Forum: Mayors say it’s critical for residents to join fight against Fulton over sales revenue

Credit: Adrianne Murchison

Credit: Adrianne Murchison

A panel of eight mayors took part in a Roswell town hall Wednesday to inform the public on what’s at stake if 15 cities and the Fulton Board of Commissioners do not reach an agreement on the renegotiation of Local Option Sales Tax revenue.

The LOST is a one-penny sales tax that local governments use to pay for such services as police and fire, transportation, recreation and parks, and more. Currently, Fulton cities’ collectively share 95% of LOST revenue, leaving the county less than 5%. Fulton wants to increase its share to 35%.

An increase in property taxes and a reduction in services would likely occur if cities are hit with such a dramatic drop in revenue, officials said.

“I don’t think most people realize how critical this issue is because it’s mostly been negotiated behind closed doors to this point,” Alpharetta Mayor Jim Gilvin told the crowd gathered in Roswell City Hall chambers. “A total of $3 billion of sales tax revenue generated from the cities over the next 10 years is at risk.”

Roswell Mayor Kurt Wilson hosted the forum, which drew about 130 residents in person and hundreds more online. Steve Gehlback with Channel 2 Action News moderated the discussion.

Wilson, Gilvin and mayors Rusty Paul of Sandy Springs; John Bradberry of Johns Creek; Peyton Jamison of Milton; and Jim Still of Mountain Park were joined by East Point Mayor Deana Holiday Ingraham and College Park Mayor Bianca Motley Broom.

Fulton Commissioner Liz Hausmann was the only county board member to accept the invitation to attend and participate.

She said Fulton’s initial proposal in July to increase its share of revenue to 35% was wrong and set a negative tone for negotiations.

“I do feel like we can work this out … if we start having real conversations,” Hausmann said. “There are needs that we all have in our individual jurisdictions … Nobody wants to raise taxes.”

Credit: Adrianne Murchison

Credit: Adrianne Murchison

Speaking from the audience Sen. John Albers, R-Roswell, said that if the commissioners don’t work out a fair agreement he would resolve the issue through the legislature.

The parties began negotiations in July and are scheduled to enter mediation on Friday. If no agreement is reached a second mediation date is scheduled for Oct. 7. State law requires a renegotiation of the distribution of LOST revenue every 10 years and officials are facing a Dec. 30 deadline.

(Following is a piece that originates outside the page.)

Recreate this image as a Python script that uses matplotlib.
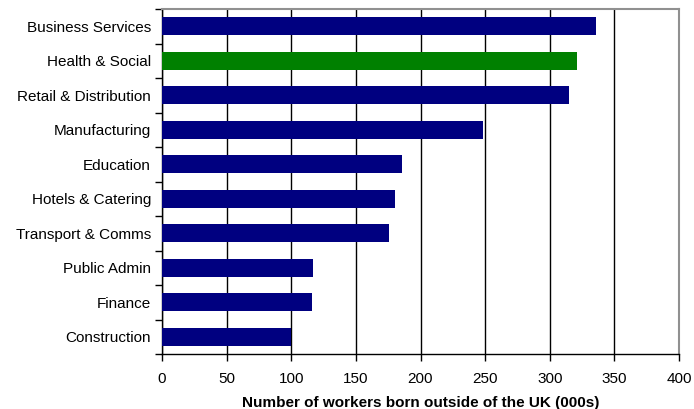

In negotiations, the county has offered three options, Paul said, two of which would require the cities see no growth in their share of revenue for years or until Fulton reaches at least a 25% share of revenue. The other option would give Fulton a 6% share that would increase to 25% over 10 years.

“With inflation, our buying power for our police, fire department, parks and recreation and all the other things that are covered by this would be zero at the end of 10 years,” Paul said.

Paul and other officials urged residents to contact their Fulton commissioner to discuss concerns about LOST.

During a Q&A residents criticized county officials, saying they are not being responsive to citizens questions and needs and mismanaging their own budget.

Resident Dave Woodrow said it was “inexcusable” that Hausmann was the sole commissioner to attend the town hall.

“... Personally, I have an interest in this. It is critical,” Woodrow said. “I personally have called Commissioner (Bob) Ellis’ office multiple times and I have not gotten any kind of a response.”

The Fulton Board of Commissioners will have an opportunity to take part in another townhall LOST, next Wednesday, at the Georgia International Convention Center, located at 2000 Convention Center Concourse in College Park.

The panel will include officials from Chattahoochee Hills, College Park, East Point, Fairburn, Hapeville, Palmetto, South Fulton, Union City as well as north Fulton.

Kiplyn Primus, host of WCLK’s “The Local Take” will moderate the 7 p.m. event.